Toutefois, le délégué national à l’investigation chez Unité SGP Police, Yann Bastière, reste circonspect. « Beaucoup savent déjà comment contourner l’amende, il suffit de ne pas avoir de pièce d’identité », déplore le syndicaliste. « C’est une vraie fausse bonne idée », tranche Frédéric Lagache, délégué général du syndicat Alliance, en pointant des « lourdeurs » qui risquent de compromettre son utilisation à long terme. « Il faut que le gars ne soit pas mineur, qu’il reconnaisse les faits, qu’il ait des papiers sur lui. (…) Ça prend des plombes, avec un vrai risque que les esprits s’échauffent », ajoute-t-il.
Du côté de la Justice, l’amende « ne change rien en termes de flux et de charge de travail puisque les consommateurs de stupéfiants faisaient déjà l’objet d’une procédure simplifiée auparavant », explique le parquet de Bobigny.
Pas de forte dissuasion
L’effet escompté sur les consommateurs ne semble pas tellement atteint. Selon Frédéric Lagache, « il y a toujours autant de consommateurs sur les points de deal ». De son côté, Marc (le prénom a été modifié), ancien serveur de région parisienne, aujourd’hui sans emploi, a été arrêté deux fois en septembre à la sortie d’un « four », véritable supermarché du deal au pied des tours de Saint-Ouen, en Seine-Saint-Denis.
« Ça fait mal 400 euros, mais de toute façon, je peux pas les payer », évacue le jeune homme de 26 ans, qui n’a réglé aucune amende et a vu l’ardoise gonfler à 900 euros après majoration.
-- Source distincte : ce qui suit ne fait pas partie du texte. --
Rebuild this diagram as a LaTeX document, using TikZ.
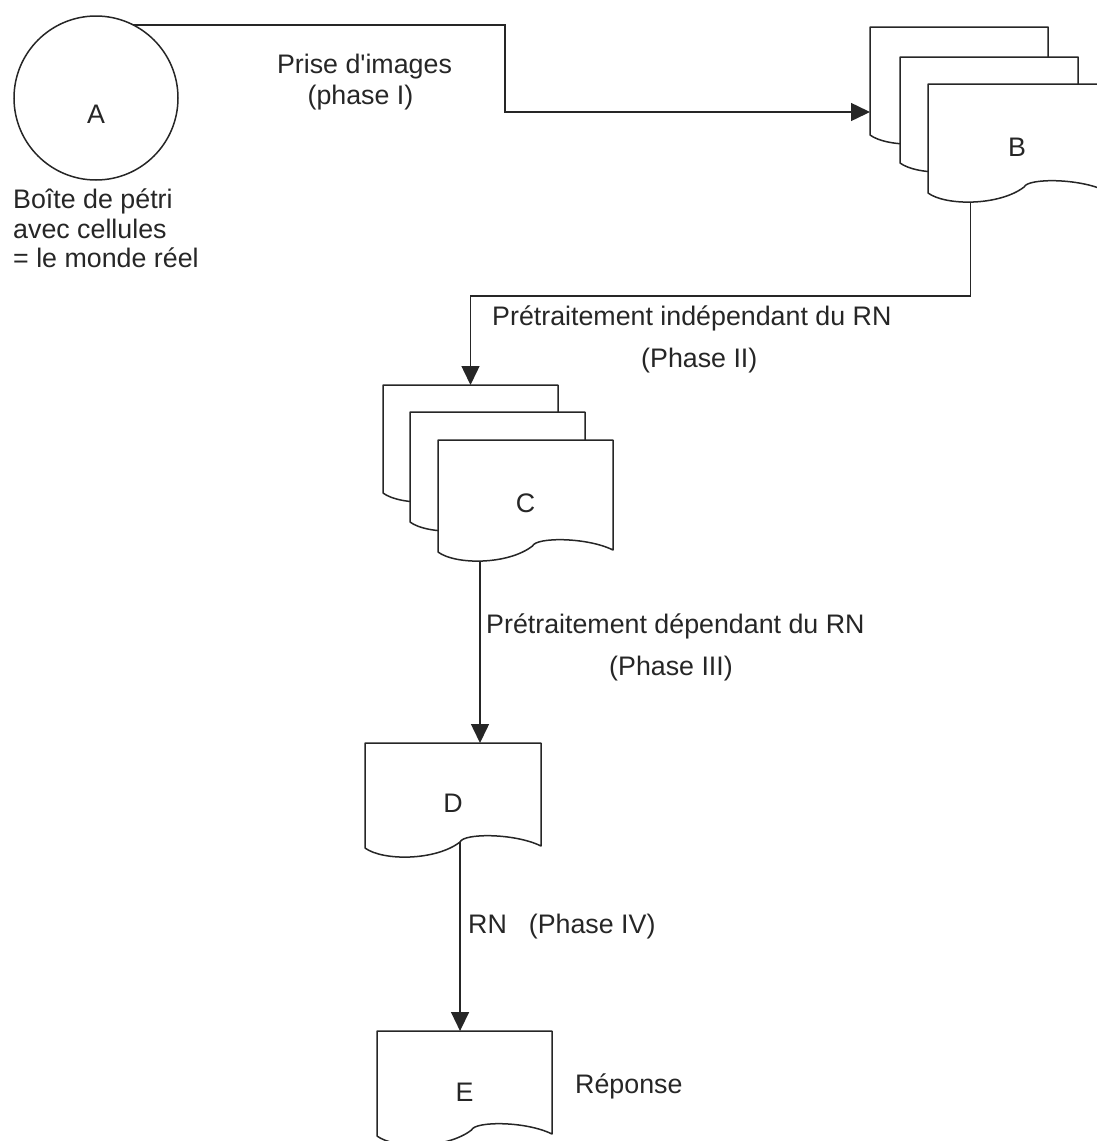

Malgré le montant, « ça ne change rien à ma conso », confie celui qui continue de griller « cinq à huit joints par jour ». Il confie toutefois fumer moins fréquemment dans la rue et a déserté le point de vente pour s’approvisionner directement au domicile d’un dealeur.
Critique des associations
Du côté des associations de consommateurs, on critique l’acharnement de la législation contre les consommateurs. « Le poncif de la guerre à la drogue débouche systématiquement sur la guerre aux drogués », s’agace ainsi Nathalie Latour, déléguée générale de la Fédération Addiction, qui représente plusieurs milliers de professionnels de santé. « Cela fait cinquante ans qu’on a ce genre de postures inefficaces », ajoute-t-elle, en regrettant que le gouvernement « n’ait pas inclus l’amende dans un plan global qui insiste vraiment sur la prévention ».
Pour Farid Ghehiouèche, 49 ans, consommateur quotidien de cannabis depuis l’âge de 15 ans et président-fondateur de l’association Cannabis sans frontières, cette mesure n’a pour effet qu’un renforcement du trafic et de l’implication des plus jeunes. « On prétend qu’on veut maintenir cet interdit pour protéger la jeunesse. Mais cette amende, on ne pourra pas l’infliger aux jeunes de moins de 18 ans, alors on va renforcer leur rôle dans le trafic », alertait-il au micro de France Inter avant l’entrée en vigueur de l’amende, fin juillet.
Plus de 43 000 amendes
Au total, 43 500 amendes ont été dressées au 24 février, selon le procureur de Rennes Philippe Astruc, qui assure la tutelle du centre national de traitement des infractions. S’il est encore trop tôt pour évaluer leur recouvrement après contestation, environ 40% des contrevenants les ont payées spontanément.
Entre septembre et fin janvier, les infractions pour usage de stupéfiants ont augmenté de 19,5% par rapport à la même période un an auparavant, selon les calculs réalisés à partir des données du ministère de l’Intérieur.